God has made wonderful provision for those who have answered His call and have accepted His Son as their Savior. There will be a great weeding feast called the “Marriage Supper of the Lamb. “Let us rejoice and be glad and give the glory to Him, for the marriage of the Lamb has come and His bride has made herself ready.” It was given to her to clothe herself in fine linen, bright and clean; for the fine linen is the righteous acts of the saints. Then he said to me, “Write, ‘Blessed are those who are invited to the marriage supper of the Lamb.” (Revelation 19:7-9) This wedding feast will most likely be after the resurrection. It is more than just a supper, it is a marriage to our Savior Jesus Christ as the two truly become as one in the Spirit. This is the gateway to the fullness of all the spiritual blessings as the Apostle Paul writes. “So that in the ages to come He might show the surpassing riches of His grace in kindness toward us in Christ Jesus.” (Ephesians 2:7)

God through His grace has extended the invitation of His salvation for man, along with the unfathomable blessings, to many. “For I am not ashamed of the gospel, for it is the power of God for salvation to everyone who believes, to the Jew first and also to the Greek.” (Romans 1:16) It is not the desire of God that any should not be saved or that any should perish. “For the grace of God has appeared, bringing salvation to all men.” (Titus 2:11) The invitation has been clearly made to all who will accept it and follow Christ through faith to the Kingdom of God. “The Spirit and the bride say, “Come.” And let the one who hears say, “Come.” And let the one who is thirsty come; let the one who wishes take the water of life without cost.” (Revelation 22:17)

It is sad and surprising that many will not accept God’s invitation but make excuses instead to attend their worldly affairs that will leave then empty of any spiritual salvation. Their excuses may seem noble on the surface as business responsibilities. (Luke 14:18-19) They may be for the responsibilities of home and family. (Luke 14:20) It is not a problem of neglecting our physical responsibility but a problem of priority. Jesus said in the Sermon on the Mount, “But seek first His kingdom and His righteousness, and all these things will be added to you.” (Matthew 6:33)

Some say this parable is a warning to the Jews who rejected Jesus and the gospel and the message was turned over to the Gentiles. “Therefore I say to you, the kingdom of God will be taken away from you and given to a people, producing the fruit of it.”  (Matthew 21:43) Others see it as giving the Gospel message to the sinners after the religious leaders of the day rejected it. (Matthew 21:31-320 But it is also a message for the Church today.

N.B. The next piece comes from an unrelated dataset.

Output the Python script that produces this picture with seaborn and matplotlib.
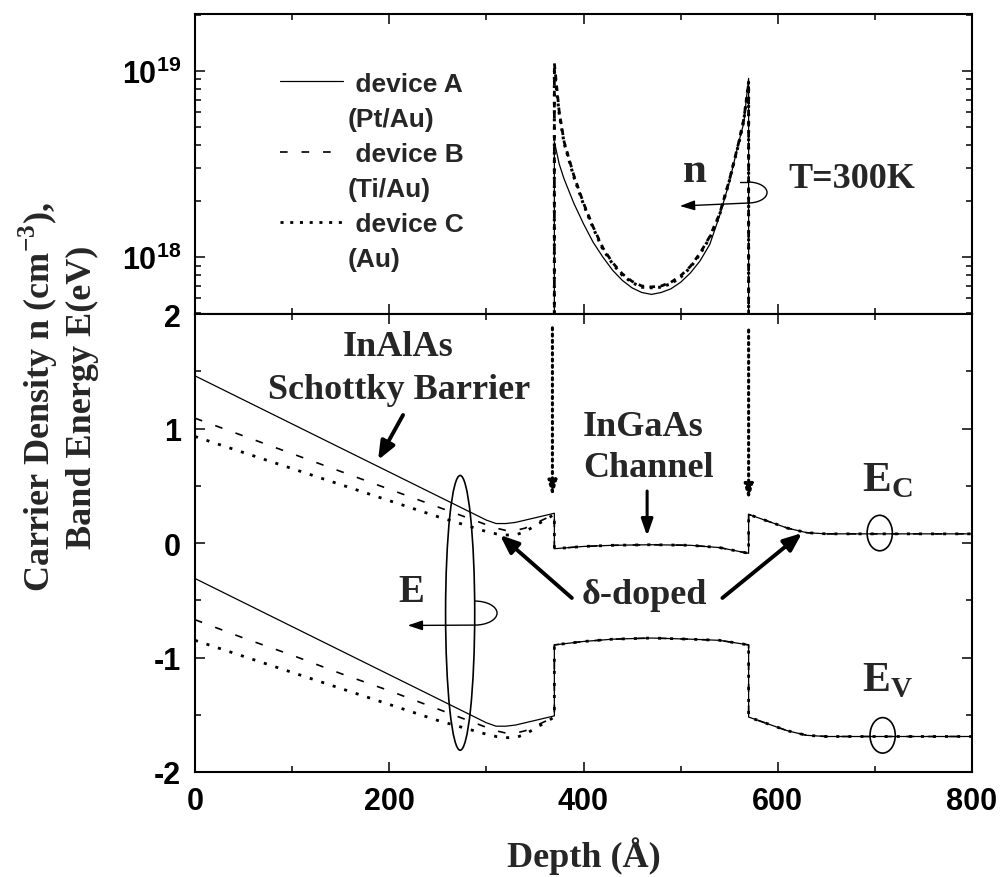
import matplotlib
matplotlib.use("Agg")
import matplotlib.pyplot as plt
import seaborn as sns
import pandas as pd
from matplotlib.lines import Line2D
from matplotlib.patches import Ellipse, Arc
from matplotlib.ticker import FixedLocator, LogLocator, NullFormatter, MultipleLocator

# ---------------- data ----------------
band_depth = [0, 50, 100, 150, 200, 250, 300, 310, 320, 330, 340, 350, 360, 370,
              370, 400, 430, 470, 510, 540, 570,
              570, 590, 610, 630, 650, 700, 750, 800]
ec_A = [1.46, 1.25, 1.04, 0.83, 0.62, 0.41, 0.20, 0.17, 0.17, 0.18, 0.20, 0.22, 0.24, 0.26,
        -0.05, -0.03, -0.02, -0.015, -0.02, -0.04, -0.09,
        0.25, 0.19, 0.13, 0.09, 0.08, 0.08, 0.08, 0.08]
ec_B = [1.09, 0.935, 0.78, 0.625, 0.47, 0.315, 0.16, 0.13, 0.11, 0.11, 0.13, 0.17, 0.21, 0.25,
        -0.05, -0.03, -0.02, -0.015, -0.02, -0.04, -0.09,
        0.25, 0.19, 0.13, 0.09, 0.08, 0.08, 0.08, 0.08]
ec_C = [0.93, 0.79, 0.65, 0.51, 0.37, 0.23, 0.10, 0.08, 0.07, 0.07, 0.10, 0.15, 0.20, 0.25,
        -0.05, -0.03, -0.02, -0.015, -0.02, -0.04, -0.09,
        0.25, 0.19, 0.13, 0.09, 0.08, 0.08, 0.08, 0.08]
ev_A = [-0.31, -0.52, -0.73, -0.94, -1.15, -1.36, -1.57, -1.60, -1.60, -1.59, -1.57, -1.55, -1.53, -1.51,
        -0.89, -0.86, -0.84, -0.83, -0.84, -0.85, -0.89,
        -1.52, -1.58, -1.64, -1.68, -1.69, -1.69, -1.69, -1.69]
ev_B = [-0.67, -0.83, -0.98, -1.14, -1.29, -1.45, -1.61, -1.64, -1.66, -1.66, -1.64, -1.60, -1.56, -1.52,
        -0.89, -0.86, -0.84, -0.83, -0.84, -0.85, -0.89,
        -1.52, -1.58, -1.64, -1.68, -1.69, -1.69, -1.69, -1.69]
ev_C = [-0.85, -0.99, -1.13, -1.27, -1.41, -1.55, -1.67, -1.69, -1.70, -1.70, -1.67, -1.62, -1.57, -1.52,
        -0.89, -0.86, -0.84, -0.83, -0.84, -0.85, -0.89,
        -1.52, -1.58, -1.64, -1.68, -1.69, -1.69, -1.69, -1.69]

n_depth = [370, 370, 375, 380, 390, 400, 410, 420, 430, 440, 450, 460, 470, 480, 490,
           500, 510, 520, 530, 540, 550, 560, 565, 570, 570]
n_A = [1e16, 4.17e18, 3.16e18, 2.63e18, 1.95e18, 1.51e18, 1.20e18, 1.0e18, 8.5e17, 7.5e17, 6.84e17,
       6.46e17, 6.31e17, 6.46e17, 6.76e17, 7.33e17, 8.22e17, 9.55e17, 1.17e18, 1.66e18, 2.51e18,
       4.17e18, 5.25e18, 9.12e18, 1e16]
n_B = [1e16, 1.1e19, 6.03e18, 4.17e18, 2.75e18, 1.95e18, 1.45e18, 1.12e18, 9.33e17, 8.13e17, 7.41e17,
       7.0e17, 6.92e17, 7.0e17, 7.33e17, 7.94e17, 8.91e17, 1.05e18, 1.29e18, 1.70e18, 2.57e18,
       4.17e18, 5.5e18, 8.5e18, 1e16]
n_C = [1e16, 1.0e19, 5.9e18, 4.1e18, 2.7e18, 1.92e18, 1.43e18, 1.10e18, 9.2e17, 8.0e17, 7.3e17,
       6.9e17, 6.85e17, 6.9e17, 7.2e17, 7.8e17, 8.8e17, 1.04e18, 1.27e18, 1.68e18, 2.55e18,
       4.1e18, 5.4e18, 8.7e18, 1e16]

devices = ["A", "B", "C"]
legend_labels = [" device A", "(Pt/Au)", " device B", "(Ti/Au)", " device C", "(Au)"]
x_ticks = [0, 200, 400, 600, 800]
e_ticks = [-2, -1, 0, 1, 2]
n_ticks = [1e18, 1e19]

# ---------------- style ----------------
sns.set_style("ticks")
plt.rcParams.update({
    "font.family": ["Liberation Sans", "DejaVu Sans"],
    "font.weight": "bold",
    "axes.unicode_minus": False,
    "lines.scale_dashes": False,
    "axes.linewidth": 1.5,
    "xtick.direction": "in", "ytick.direction": "in",
    "xtick.major.width": 1.1, "ytick.major.width": 1.1,
    "xtick.minor.width": 1.1, "ytick.minor.width": 1.1,
    "xtick.major.size": 7, "ytick.major.size": 7,
    "xtick.minor.size": 4, "ytick.minor.size": 4,
    "xtick.labelsize": 22, "ytick.labelsize": 22,
    "xtick.color": "black", "ytick.color": "black",
    "axes.edgecolor": "black",
})
SERIF = ["Liberation Serif", "DejaVu Serif"]

low_style = {
    "A": dict(linestyle="-", linewidth=0.9),
    "B": dict(linestyle=(0, (5.5, 10)), linewidth=1.2),
    "C": dict(linestyle=(0, (2.2, 6.5)), linewidth=2.0),
}
up_style = {
    "A": dict(linestyle="-", linewidth=0.9),
    "B": dict(linestyle=(0, (4, 4)), linewidth=2.0),
    "C": dict(linestyle=(0, (2, 4)), linewidth=2.2),
}

fig = plt.figure(figsize=(10, 8.78), dpi=100)
ax1 = fig.add_axes([0.195, 0.6412, 0.777, 0.3417])
ax2 = fig.add_axes([0.195, 0.1196, 0.777, 0.5216], sharex=ax1)

# ---------------- upper panel: carrier density ----------------
n_data = {"A": n_A, "B": n_B, "C": n_C}
for d in devices:
    df = pd.DataFrame({"depth": n_depth, "n": n_data[d]})
    sns.lineplot(data=df, x="depth", y="n", ax=ax1, color="black", estimator=None,
                 sort=False, **up_style[d])
ax1.set_yscale("log")
ax1.set_ylim(4.95e17, 2.02e19)
ax1.yaxis.set_major_locator(FixedLocator(n_ticks))
ax1.yaxis.set_minor_locator(LogLocator(base=10, subs=range(2, 10)))
ax1.yaxis.set_minor_formatter(NullFormatter())
ax1.set_xlabel("")
ax1.set_ylabel("")
ax1.tick_params(axis="both", which="both", top=True, right=True, bottom=True, left=True,
                labelbottom=False, pad=10)

# legend
handles = [
    Line2D([], [], color="black", **low_style["A"]), Line2D([], [], color="none"),
    Line2D([], [], color="black", **low_style["B"]), Line2D([], [], color="none"),
    Line2D([], [], color="black", linestyle=(0, (2.2, 4.8)), linewidth=2.0), Line2D([], [], color="none"),
]
ax1.legend(handles, legend_labels, loc="upper left", bbox_to_anchor=(0.109, 0.808),
           frameon=False, borderpad=0, borderaxespad=0, handlelength=2.39, handletextpad=0.19,
           labelspacing=0.42, prop={"family": "Liberation Sans", "weight": "bold", "size": 19})

ax1.text(502.6, 2.56e18, "n", family=SERIF, fontweight="bold", fontsize=31,
         ha="left", va="baseline")
ax1.text(610.7, 2.38e18, "T=300K", family=SERIF, fontweight="bold", fontsize=26,
         ha="left", va="baseline")
# curl arrow for n (axes coords)
ax1.add_patch(Arc((0.7117, 0.405), 0.049, 0.07, theta1=-90, theta2=90,
                  transform=ax1.transAxes, color="black", lw=1.0))
ax1.plot([0.701, 0.7117], [0.44, 0.44], transform=ax1.transAxes, color="black", lw=1.0)
ax1.annotate("", xy=(0.624, 0.36), xytext=(0.7117, 0.37), xycoords="axes fraction",
             arrowprops=dict(arrowstyle="-|>,head_length=0.9,head_width=0.3", color="black",
                             lw=1.0, shrinkA=0, shrinkB=0))

# ---------------- lower panel: band energy ----------------
ec_data = {"A": ec_A, "B": ec_B, "C": ec_C}
ev_data = {"A": ev_A, "B": ev_B, "C": ev_C}
for d in devices:
    df = pd.DataFrame({"depth": band_depth, "Ec": ec_data[d], "Ev": ev_data[d]})
    sns.lineplot(data=df, x="depth", y="Ec", ax=ax2, color="black", estimator=None,
                 sort=False, **low_style[d])
    sns.lineplot(data=df, x="depth", y="Ev", ax=ax2, color="black", estimator=None,
                 sort=False, **low_style[d])
ax2.set_xlim(0, 800)
ax2.set_ylim(-2, 2)
ax2.yaxis.set_major_locator(FixedLocator(e_ticks))
ax2.yaxis.set_minor_locator(MultipleLocator(0.5))
ax2.xaxis.set_major_locator(FixedLocator(x_ticks))
ax2.xaxis.set_minor_locator(MultipleLocator(100))
ax2.tick_params(axis="both", which="both", top=True, right=True, bottom=True, left=True, pad=10)
ax2.set_ylabel("")
ax2.set_xlabel("Depth (Å)", family=SERIF, fontweight="bold", fontsize=26)
ax2.xaxis.set_label_coords(0.5, -0.14)

tkw = dict(family=SERIF, fontweight="bold", fontsize=26, va="baseline")
ax2.text(209, 1.642, "InAlAs", ha="center", **tkw)
ax2.text(210.5, 1.266, "Schottky Barrier", ha="center", **tkw)
ax2.text(461, 0.943, "InGaAs", ha="center", **tkw)
ax2.text(466.5, 0.585, "Channel", ha="center", **tkw)
ax2.text(463, -0.524, "δ-doped", ha="center", **tkw)
ax2.text(209, -0.507, "E", family=SERIF, fontweight="bold", fontsize=28, ha="left", va="baseline")
ax2.text(687, 0.463, r"E$_{\mathdefault{C}}$", family=SERIF, fontweight="bold", fontsize=31,
         ha="left", va="baseline")
ax2.text(687, -1.284, r"E$_{\mathdefault{V}}$", family=SERIF, fontweight="bold", fontsize=30,
         ha="left", va="baseline")

thick = dict(arrowstyle="-|>,head_length=1.1,head_width=0.45", color="black", lw=2.8,
             shrinkA=0, shrinkB=0, mutation_scale=10)
ax2.annotate("", xy=(188.5, 0.725), xytext=(214.2, 1.118), arrowprops=thick)
ax2.annotate("", xy=(314, 0.07), xytext=(388, -0.48), arrowprops=thick)
ax2.annotate("", xy=(625, 0.087), xytext=(543, -0.48), arrowprops=thick)
ax2.annotate("", xy=(465.5, 0.061), xytext=(465.5, 0.454),
             arrowprops=dict(arrowstyle="-|>,head_length=1.0,head_width=0.35", color="black",
                             lw=2.2, shrinkA=0, shrinkB=0, mutation_scale=10))
dotted = dict(arrowstyle="-|>,head_length=0.9,head_width=0.25", color="black", lw=2.2,
              linestyle=(0, (1.5, 3.0)), shrinkA=0, shrinkB=0, mutation_scale=10)
ax2.annotate("", xy=(368, 0.40), xytext=(368, 1.88), arrowprops=dotted)
ax2.annotate("", xy=(570, 0.37), xytext=(570, 1.86), arrowprops=dotted)

# ellipses
ax2.add_patch(Ellipse((273, -0.61), 30, 2.40, fill=False, color="black", lw=1.2))
ax2.add_patch(Ellipse((705, 0.087), 26, 0.31, fill=False, color="black", lw=1.2))
ax2.add_patch(Ellipse((708, -1.68), 26, 0.31, fill=False, color="black", lw=1.2))
# curl arrow for E
ax2.add_patch(Arc((288, -0.612), 46, 0.21, theta1=-90, theta2=90, color="black", lw=1.0))
ax2.annotate("", xy=(219, -0.72), xytext=(288, -0.717),
             arrowprops=dict(arrowstyle="-|>,head_length=0.9,head_width=0.3", color="black",
                             lw=1.0, shrinkA=0, shrinkB=0))

for ax in (ax1, ax2):
    for s in ax.spines.values():
        s.set_visible(True)
        s.set_linewidth(1.5)

fig.text(0.058, 0.548, "Carrier Density n (cm$^{\\mathdefault{-3}}$),\nBand Energy E(eV)",
         rotation=90, ha="center", va="center", multialignment="center",
         family=SERIF, fontweight="bold", fontsize=26, linespacing=1.25)

fig.savefig("out.png", dpi=100)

There are many in the Church that are making excuses to not serve the Lord as they should. Yet with their self-righteous attitude they think they will be guest at the Great Supper. In the end the truth is it will be the ever humble, those that are often despised but ever faithful servants to the Lord that shall “taste the Lord’s supper. “Then he said to me, “Write, ‘Blessed are those who are invited to the marriage supper of the Lamb.